>>

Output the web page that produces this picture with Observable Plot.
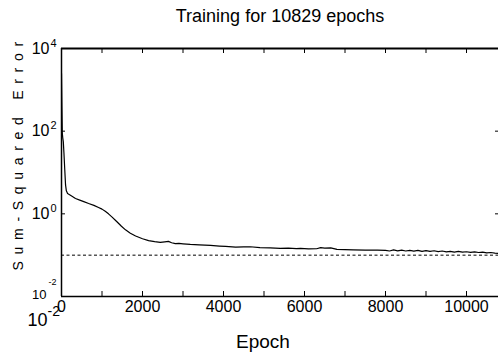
<!DOCTYPE html>
<html><head><meta charset="utf-8">
<script src="https://cdn.jsdelivr.net/npm/d3@7"></script>
<script src="https://cdn.jsdelivr.net/npm/@observablehq/plot@0.6"></script>
<style>
html,body{margin:0;padding:0;background:#fff;}
</style></head><body><div id="chart"></div>
<script>
const title = "Training for 10829 epochs";
const xLabel = "Epoch";
const yLabel = "Sum-Squared Error";
const goal = 0.1;

const epochs = [
  0, 10, 20, 30, 45, 60, 80, 100, 120, 150,
  200, 250, 345, 450, 550, 670, 800, 915, 1000, 1080,
  1160, 1250, 1330, 1400, 1480, 1580, 1700, 1830, 2000, 2150,
  2300, 2440, 2550, 2640, 2720, 2810, 2900, 3000, 3180, 3400,
  3680, 3900, 4050, 4300, 4500, 4660, 4900, 5150, 5400, 5600,
  5800, 5900, 6100, 6300, 6400, 6500, 6650, 6800, 7000, 7200,
  7500, 7800, 8000, 8100, 8200, 8300, 8400, 8500, 8600, 8700,
  8800, 8900, 9000, 9100, 9200, 9300, 9400, 9500, 9600, 9700,
  9800, 9900, 10000, 10100, 10200, 10300, 10400, 10500, 10600, 10700,
  10829
];
const sse = [
  2500, 400, 90, 70, 55, 30, 12, 5, 3.6, 3.1,
  2.9, 2.7, 2.35, 2.15, 1.98, 1.78, 1.6, 1.42, 1.3, 1.15,
  1.0, 0.83, 0.7, 0.6, 0.5, 0.41, 0.34, 0.29, 0.25, 0.225,
  0.212, 0.205, 0.21, 0.215, 0.2, 0.19, 0.192, 0.188, 0.182, 0.178,
  0.172, 0.166, 0.163, 0.156, 0.158, 0.16, 0.152, 0.15, 0.146, 0.148,
  0.144, 0.146, 0.142, 0.143, 0.152, 0.148, 0.15, 0.138, 0.136, 0.134,
  0.133, 0.132, 0.131, 0.126, 0.134, 0.127, 0.133, 0.126, 0.131, 0.125,
  0.13, 0.124, 0.129, 0.124, 0.128, 0.122, 0.126, 0.12, 0.124, 0.119,
  0.123, 0.118, 0.121, 0.117, 0.12, 0.116, 0.118, 0.114, 0.116, 0.112,
  0.11
];

const xTickLabels = [0, 2000, 4000, 6000, 8000, 10000];
const xTickMarks = [0, 1000, 2000, 3000, 4000, 5000, 6000, 7000, 8000, 9000, 10000];
const yTickValues = [1e-2, 1, 1e2, 1e4];
const yTickExponents = ["-2", "0", "2", "4"];

const data = epochs.map((e, i) => ({epoch: e, sse: sse[i]}));
const yTicks = yTickValues.map((v, i) => ({v, exp: yTickExponents[i]}));
const bigTicks = yTicks.filter(d => d.v >= 1);
const lowTicks = yTicks.filter(d => d.v < 1);

const chart = Plot.plot({
  width: 498, height: 356,
  marginLeft: 61, marginRight: 0, marginTop: 48, marginBottom: 60,
  style: {fontFamily: "'Liberation Sans', Arial, sans-serif", background: "#fff", color: "#000", overflow: "visible"},
  x: {domain: [0, 10790], axis: null},
  y: {type: "log", domain: [1e-2, 1e4], axis: null},
  marks: [
    Plot.ruleY([goal], {stroke: "#000", strokeWidth: 1, strokeDasharray: "3,2.5"}),
    Plot.line(data, {x: "epoch", y: "sse", stroke: "#000", strokeWidth: 1.2, clip: true}),
    Plot.ruleY([1e4], {stroke: "#000", strokeWidth: 2}),
    Plot.ruleY([1e-2], {stroke: "#000", strokeWidth: 1.5}),
    Plot.ruleX([0], {stroke: "#000", strokeWidth: 1.5}),
    Plot.ruleX(xTickMarks, {stroke: "#000", insetTop: 243}),
    Plot.ruleX(xTickMarks, {stroke: "#000", insetBottom: 243}),
    Plot.ruleY(yTickValues, {stroke: "#000", insetRight: 433}),
    Plot.ruleY(yTickValues, {stroke: "#000", insetLeft: 434}),
    Plot.text(xTickLabels, {x: d => d, text: d => String(d), frameAnchor: "bottom", dy: 15, lineAnchor: "bottom", fontSize: 16, fill: "#000"}),
    Plot.text(bigTicks, {y: "v", text: () => "10", frameAnchor: "left", textAnchor: "end", dx: -12, dy: 5, lineAnchor: "bottom", fontSize: 16, fill: "#000"}),
    Plot.text(bigTicks, {y: "v", text: "exp", frameAnchor: "left", textAnchor: "start", dx: -11, dy: -2, lineAnchor: "bottom", fontSize: 11, fill: "#000"}),
    Plot.text(lowTicks, {y: "v", text: () => "10", frameAnchor: "left", textAnchor: "end", dx: -15, dy: 2, lineAnchor: "bottom", fontSize: 13, fill: "#000"}),
    Plot.text(lowTicks, {y: "v", text: "exp", frameAnchor: "left", textAnchor: "start", dx: -13, dy: -12, lineAnchor: "bottom", fontSize: 9, fill: "#000"}),
    Plot.text(lowTicks, {y: "v", text: () => "10", frameAnchor: "left", textAnchor: "end", dx: -14, dy: 29, lineAnchor: "bottom", fontSize: 18, fill: "#000"}),
    Plot.text(lowTicks, {y: "v", text: "exp", frameAnchor: "left", textAnchor: "start", dx: -14, dy: 19, lineAnchor: "bottom", fontSize: 14, fill: "#000"}),
    Plot.text([title], {frameAnchor: "top", dy: -27, lineAnchor: "bottom", fontSize: 18, fill: "#000"}),
    Plot.text([xLabel], {frameAnchor: "bottom", dx: -17, dy: 51, lineAnchor: "bottom", fontSize: 19, fill: "#000"}),
    Plot.text([yLabel], {frameAnchor: "left", rotate: -90, textAnchor: "start", dx: -43, dy: 98, lineAnchor: "middle", fontSize: 14, fill: "#000"})
  ]
});
d3.select(chart).selectAll("text")
  .filter(function() { return this.textContent === yLabel; })
  .style("letter-spacing", "6.7px");
document.getElementById("chart").appendChild(chart);
</script>
</body></html>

<<

§ WRITTEN TASK: Exclude the pictures. Write out the remaining data exactly.

§ SOLUTION BELOW:
Output the web page that produces this picture with Observable Plot.
<!DOCTYPE html>
<html><head><meta charset="utf-8">
<script src="https://cdn.jsdelivr.net/npm/d3@7"></script>
<script src="https://cdn.jsdelivr.net/npm/@observablehq/plot@0.6"></script>
<style>
html,body{margin:0;padding:0;background:#fff;}
</style></head><body><div id="chart"></div>
<script>
const title = "Training for 10829 epochs";
const xLabel = "Epoch";
const yLabel = "Sum-Squared Error";
const goal = 0.1;

const epochs = [
  0, 10, 20, 30, 45, 60, 80, 100, 120, 150,
  200, 250, 345, 450, 550, 670, 800, 915, 1000, 1080,
  1160, 1250, 1330, 1400, 1480, 1580, 1700, 1830, 2000, 2150,
  2300, 2440, 2550, 2640, 2720, 2810, 2900, 3000, 3180, 3400,
  3680, 3900, 4050, 4300, 4500, 4660, 4900, 5150, 5400, 5600,
  5800, 5900, 6100, 6300, 6400, 6500, 6650, 6800, 7000, 7200,
  7500, 7800, 8000, 8100, 8200, 8300, 8400, 8500, 8600, 8700,
  8800, 8900, 9000, 9100, 9200, 9300, 9400, 9500, 9600, 9700,
  9800, 9900, 10000, 10100, 10200, 10300, 10400, 10500, 10600, 10700,
  10829
];
const sse = [
  2500, 400, 90, 70, 55, 30, 12, 5, 3.6, 3.1,
  2.9, 2.7, 2.35, 2.15, 1.98, 1.78, 1.6, 1.42, 1.3, 1.15,
  1.0, 0.83, 0.7, 0.6, 0.5, 0.41, 0.34, 0.29, 0.25, 0.225,
  0.212, 0.205, 0.21, 0.215, 0.2, 0.19, 0.192, 0.188, 0.182, 0.178,
  0.172, 0.166, 0.163, 0.156, 0.158, 0.16, 0.152, 0.15, 0.146, 0.148,
  0.144, 0.146, 0.142, 0.143, 0.152, 0.148, 0.15, 0.138, 0.136, 0.134,
  0.133, 0.132, 0.131, 0.126, 0.134, 0.127, 0.133, 0.126, 0.131, 0.125,
  0.13, 0.124, 0.129, 0.124, 0.128, 0.122, 0.126, 0.12, 0.124, 0.119,
  0.123, 0.118, 0.121, 0.117, 0.12, 0.116, 0.118, 0.114, 0.116, 0.112,
  0.11
];

const xTickLabels = [0, 2000, 4000, 6000, 8000, 10000];
const xTickMarks = [0, 1000, 2000, 3000, 4000, 5000, 6000, 7000, 8000, 9000, 10000];
const yTickValues = [1e-2, 1, 1e2, 1e4];
const yTickExponents = ["-2", "0", "2", "4"];

const data = epochs.map((e, i) => ({epoch: e, sse: sse[i]}));
const yTicks = yTickValues.map((v, i) => ({v, exp: yTickExponents[i]}));
const bigTicks = yTicks.filter(d => d.v >= 1);
const lowTicks = yTicks.filter(d => d.v < 1);

const chart = Plot.plot({
  width: 498, height: 356,
  marginLeft: 61, marginRight: 0, marginTop: 48, marginBottom: 60,
  style: {fontFamily: "'Liberation Sans', Arial, sans-serif", background: "#fff", color: "#000", overflow: "visible"},
  x: {domain: [0, 10790], axis: null},
  y: {type: "log", domain: [1e-2, 1e4], axis: null},
  marks: [
    Plot.ruleY([goal], {stroke: "#000", strokeWidth: 1, strokeDasharray: "3,2.5"}),
    Plot.line(data, {x: "epoch", y: "sse", stroke: "#000", strokeWidth: 1.2, clip: true}),
    Plot.ruleY([1e4], {stroke: "#000", strokeWidth: 2}),
    Plot.ruleY([1e-2], {stroke: "#000", strokeWidth: 1.5}),
    Plot.ruleX([0], {stroke: "#000", strokeWidth: 1.5}),
    Plot.ruleX(xTickMarks, {stroke: "#000", insetTop: 243}),
    Plot.ruleX(xTickMarks, {stroke: "#000", insetBottom: 243}),
    Plot.ruleY(yTickValues, {stroke: "#000", insetRight: 433}),
    Plot.ruleY(yTickValues, {stroke: "#000", insetLeft: 434}),
    Plot.text(xTickLabels, {x: d => d, text: d => String(d), frameAnchor: "bottom", dy: 15, lineAnchor: "bottom", fontSize: 16, fill: "#000"}),
    Plot.text(bigTicks, {y: "v", text: () => "10", frameAnchor: "left", textAnchor: "end", dx: -12, dy: 5, lineAnchor: "bottom", fontSize: 16, fill: "#000"}),
    Plot.text(bigTicks, {y: "v", text: "exp", frameAnchor: "left", textAnchor: "start", dx: -11, dy: -2, lineAnchor: "bottom", fontSize: 11, fill: "#000"}),
    Plot.text(lowTicks, {y: "v", text: () => "10", frameAnchor: "left", textAnchor: "end", dx: -15, dy: 2, lineAnchor: "bottom", fontSize: 13, fill: "#000"}),
    Plot.text(lowTicks, {y: "v", text: "exp", frameAnchor: "left", textAnchor: "start", dx: -13, dy: -12, lineAnchor: "bottom", fontSize: 9, fill: "#000"}),
    Plot.text(lowTicks, {y: "v", text: () => "10", frameAnchor: "left", textAnchor: "end", dx: -14, dy: 29, lineAnchor: "bottom", fontSize: 18, fill: "#000"}),
    Plot.text(lowTicks, {y: "v", text: "exp", frameAnchor: "left", textAnchor: "start", dx: -14, dy: 19, lineAnchor: "bottom", fontSize: 14, fill: "#000"}),
    Plot.text([title], {frameAnchor: "top", dy: -27, lineAnchor: "bottom", fontSize: 18, fill: "#000"}),
    Plot.text([xLabel], {frameAnchor: "bottom", dx: -17, dy: 51, lineAnchor: "bottom", fontSize: 19, fill: "#000"}),
    Plot.text([yLabel], {frameAnchor: "left", rotate: -90, textAnchor: "start", dx: -43, dy: 98, lineAnchor: "middle", fontSize: 14, fill: "#000"})
  ]
});
d3.select(chart).selectAll("text")
  .filter(function() { return this.textContent === yLabel; })
  .style("letter-spacing", "6.7px");
document.getElementById("chart").appendChild(chart);
</script>
</body></html>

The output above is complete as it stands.